Shows how evolved strategies improve across generations compared to fixed baseline strategies.

In [None]:
fig, ax = plt.subplots(figsize=(14, 7))

# Extract all evolved fitness trajectories
all_evolved = [run["evolved_fitness"] for run in runs]

# Check if we have any runs
if not all_evolved:
    print("⚠️  No runs found in data. Skipping fitness evolution plot.")
    plt.close()
else:
    max_gens = max((len(f) for f in all_evolved), default=0)
    generations = range(max_gens)

    # Plot individual runs (semi-transparent)
    for i, fitness in enumerate(all_evolved):
        gens = range(len(fitness))
        label = "_nolegend_" if i > 0 else "Evolved strategies"
        ax.plot(gens, fitness, "b-", alpha=0.25, linewidth=1, label=label)

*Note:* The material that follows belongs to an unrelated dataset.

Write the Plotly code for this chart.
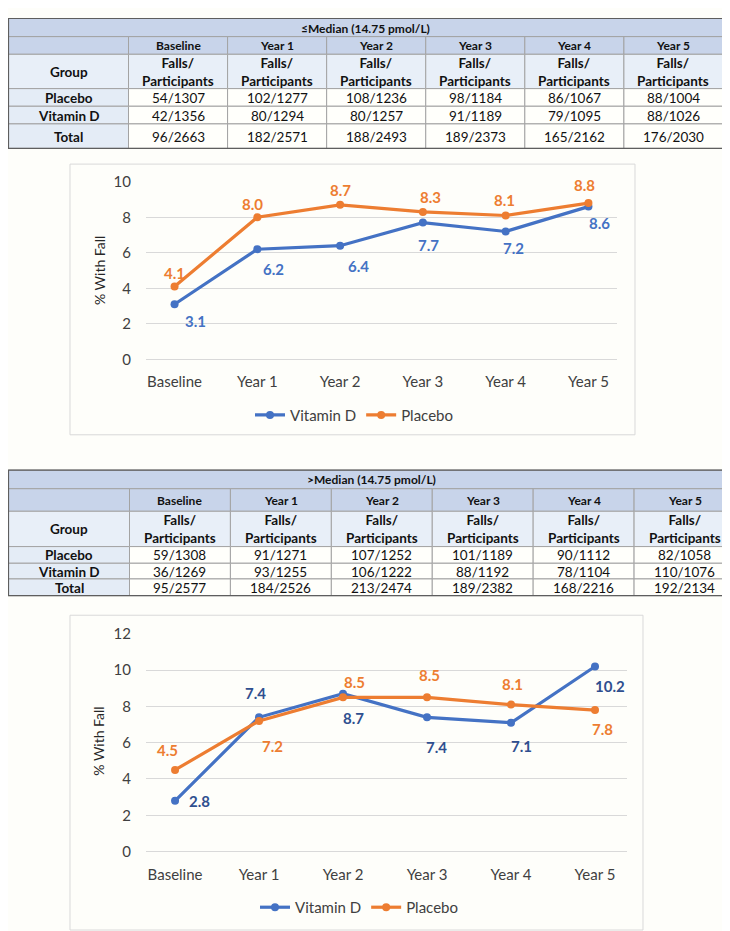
import plotly.graph_objects as go

W, H = 730, 931

# ---------------- data ----------------
categories = ["Baseline", "Year 1", "Year 2", "Year 3", "Year 4", "Year 5"]
row_groups = ["Placebo", "Vitamin D", "Total"]
group_header = "Group"
sub_header = "Falls/<br>Participants"

t1_title = "≤Median (14.75 pmol/L)"
t1_placebo = ["54/1307", "102/1277", "108/1236", "98/1184", "86/1067", "88/1004"]
t1_vitd = ["42/1356", "80/1294", "80/1257", "91/1189", "79/1095", "88/1026"]
t1_total = ["96/2663", "182/2571", "188/2493", "189/2373", "165/2162", "176/2030"]

t2_title = ">Median (14.75 pmol/L)"
t2_placebo = ["59/1308", "91/1271", "107/1252", "101/1189", "90/1112", "82/1058"]
t2_vitd = ["36/1269", "93/1255", "106/1222", "88/1192", "78/1104", "110/1076"]
t2_total = ["95/2577", "184/2526", "213/2474", "189/2382", "168/2216", "192/2134"]

c1_vitd = [3.1, 6.2, 6.4, 7.7, 7.2, 8.6]
c1_placebo = [4.1, 8.0, 8.7, 8.3, 8.1, 8.8]
c2_vitd = [2.8, 7.4, 8.7, 7.4, 7.1, 10.2]
c2_placebo = [4.5, 7.2, 8.5, 8.5, 8.1, 7.8]

# ---------------- style ----------------
FONT = "Lato"
LAV = "#C8D4EA"
LB = "#E8EFF8"
LB2 = "#E4ECF6"
CREAM = "#FFFFFB"
INNER = "#A3A3A3"
OUTER = "#5E5E5E"
TXT = "#111111"
BLUE = "#4472C4"
ORANGE = "#ED7D31"
GRID = "#D9D9D9"
BG = "#FEFEFA"

# label offsets (px): dx, dy (dy positive = downward)
c1_vitd_off = [(21, 17), (16, 20), (18, 20), (6, 22), (8, 17), (11, 16)]
c1_plac_off = [(0, -14), (-5, -13), (0, -15), (8, -15), (-1, -16), (-4, -18)]
c2_vitd_off = [(24, 0), (-4, -24), (10, 24), (9, 30), (10, 23), (15, 19)]
c2_plac_off = [(-8, -20), (13, 25), (11, -15), (2, -22), (1, -21), (7, 19)]


def px(x):
    return x / W


def py(y):
    return 1 - y / H


fig = go.Figure()


def cell(x0, x1, y0, y1, fill, text=None, size=13.5, bold=False):
    fig.add_shape(type="rect", xref="paper", yref="paper",
                  x0=px(x0), x1=px(x1), y0=py(y1), y1=py(y0),
                  fillcolor=fill, line=dict(color=INNER, width=1), layer="below")
    if text:
        t = f"<b>{text}</b>" if bold else text
        fig.add_annotation(xref="paper", yref="paper", x=px((x0 + x1) / 2),
                           y=py((y0 + y1) / 2 + 0.5), text=t, showarrow=False,
                           xanchor="center", yanchor="middle", align="center",
                           font=dict(family=FONT, size=size, color=TXT))


def add_table(title, placebo, vitd, total, left, right, first_w, row_edges):
    ncol = len(categories)
    col_w = (right - left - first_w) / ncol
    xe = [left, left + first_w] + [left + first_w + col_w * (i + 1) for i in range(ncol)]
    r = row_edges
    # title row
    cell(left, right, r[0], r[1], LAV, title, size=12, bold=True)
    # header rows
    cell(xe[0], xe[1], r[1], r[2], LAV)
    cell(xe[0], xe[1], r[2], r[3], LB, group_header, size=13.5, bold=True)
    for i, c in enumerate(categories):
        cell(xe[i + 1], xe[i + 2], r[1], r[2], LAV, c, size=12, bold=True)
        cell(xe[i + 1], xe[i + 2], r[2], r[3], LB, sub_header, size=13.5, bold=True)
    # body
    rows = [placebo, vitd, total]
    for j, (g, vals) in enumerate(zip(row_groups, rows)):
        cell(xe[0], xe[1], r[3 + j], r[4 + j], LB2, g, size=13.5, bold=True)
        for i, v in enumerate(vals):
            cell(xe[i + 1], xe[i + 2], r[3 + j], r[4 + j], CREAM, v, size=13.5)
    # outer border
    fig.add_shape(type="rect", xref="paper", yref="paper",
                  x0=px(left), x1=px(right), y0=py(r[-1]), y1=py(r[0]),
                  line=dict(color=OUTER, width=1.2), layer="below")


add_table(t1_title, t1_placebo, t1_vitd, t1_total, 0.5, 715, 120,
          [0.5, 19, 37, 72, 90, 108, 133])
add_table(t2_title, t2_placebo, t2_vitd, t2_total, 0.5, 727, 121,
          [461, 480, 503, 539, 556, 572, 589])


def add_chart(vitd, placebo, n, legend, vitd_lab_color, vitd_off, plac_off):
    xa = "x" if n == 1 else f"x{n}"
    ya = "y" if n == 1 else f"y{n}"
    for name, vals, color, lab_color, off in [
            ("Vitamin D", vitd, BLUE, vitd_lab_color, vitd_off),
            ("Placebo", placebo, ORANGE, ORANGE, plac_off)]:
        fig.add_trace(go.Scatter(
            x=categories, y=vals, mode="lines+markers", name=name,
            line=dict(color=color, width=3.2), marker=dict(color=color, size=8),
            xaxis=xa, yaxis=ya, legend=legend, hoverinfo="skip"))
        for c, v, (dx, dy) in zip(categories, vals, off):
            fig.add_annotation(x=c, y=v, xref=xa, yref=ya, text=f"<b>{v:.1f}</b>",
                               showarrow=False, xshift=dx, yshift=-dy,
                               font=dict(family=FONT, size=15, color=lab_color))


add_chart(c1_vitd, c1_placebo, 1, "legend", BLUE, c1_vitd_off, c1_plac_off)
add_chart(c2_vitd, c2_placebo, 2, "legend2", "#2F4F8F", c2_vitd_off, c2_plac_off)

axis_font = dict(family=FONT, size=15, color="#404040")
xcommon = dict(showgrid=False, showline=False, zeroline=False, ticks="",
               tickfont=axis_font, ticklabelstandoff=12, fixedrange=True)
ycommon = dict(showgrid=True, gridcolor=GRID, gridwidth=1, zeroline=True,
               zerolinecolor=GRID, zerolinewidth=1, showline=False, ticks="",
               dtick=2, tickfont=axis_font, ticklabelstandoff=14, fixedrange=True)

fig.update_layout(
    width=W, height=H, margin=dict(l=0, r=0, t=0, b=0),
    paper_bgcolor=BG, plot_bgcolor=BG, showlegend=True,
    xaxis=dict(domain=[px(138), px(609)], anchor="y", **xcommon),
    yaxis=dict(domain=[py(348), py(167)], anchor="x", range=[0, 10], **ycommon),
    xaxis2=dict(domain=[px(138), px(619)], anchor="y2", **xcommon),
    yaxis2=dict(domain=[py(850), py(628)], anchor="x2", range=[0, 12], **ycommon),
    legend=dict(orientation="h", x=px(346), xanchor="center", y=py(405),
                yanchor="middle", font=dict(family=FONT, size=15, color="#404040"),
                bgcolor="rgba(0,0,0,0)"),
    legend2=dict(orientation="h", x=px(351), xanchor="center", y=py(907),
                 yanchor="middle", font=dict(family=FONT, size=15, color="#404040"),
                 bgcolor="rgba(0,0,0,0)"),
)

# chart frames
for left, right, top, bottom in [(62, 627, 149, 425), (62, 635, 609, 930)]:
    fig.add_shape(type="rect", xref="paper", yref="paper", x0=px(left), x1=px(right),
                  y0=py(bottom), y1=py(top), line=dict(color=GRID, width=1),
                  layer="below")

# y-axis titles
for yc in [258, 738]:
    fig.add_annotation(xref="paper", yref="paper", x=px(91), y=py(yc),
                       text="% With Fall", textangle=-90, showarrow=False,
                       xanchor="center", yanchor="middle",
                       font=dict(family=FONT, size=14, color="#262626"))

fig.write_html("out.html")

    # Calculate and plot mean trajectory
    mean_trajectory = []
    std_trajectory = []
    for gen in generations:
        gen_values = [f[gen] for f in all_evolved if len(f) > gen]
        mean_trajectory.append(np.mean(gen_values))
        std_trajectory.append(np.std(gen_values))

    ax.plot(
        generations,
        mean_trajectory,
        "b-",
        linewidth=2.5,
        label="Evolved (mean)",
        zorder=10,
    )
    ax.fill_between(
        generations,
        np.array(mean_trajectory) - np.array(std_trajectory),
        np.array(mean_trajectory) + np.array(std_trajectory),
        alpha=0.2,
        color="blue",
        label="±1 std dev",
    )

    # Plot baseline horizontal lines
    baseline_colors = {
        "conservative": "#d62728",
        "balanced": "#ff7f0e",
        "aggressive": "#2ca02c",
    }
    for name in baseline_names:
        baseline_val = runs[0]["baseline_fitness"][name]
        ax.axhline(
            baseline_val,
            linestyle="--",
            linewidth=2,
            color=baseline_colors[name],
            alpha=0.8,
            label=f"{name.title()} baseline (fitness={baseline_val:.0f})",
        )

    # Mark convergence points
    for run in runs:
        if run["generations_to_convergence"] is not None:
            conv_gen = run["generations_to_convergence"]
            conv_fitness = run["evolved_fitness"][conv_gen]
            ax.plot(conv_gen, conv_fitness, "ro", markersize=6, alpha=0.5, zorder=5)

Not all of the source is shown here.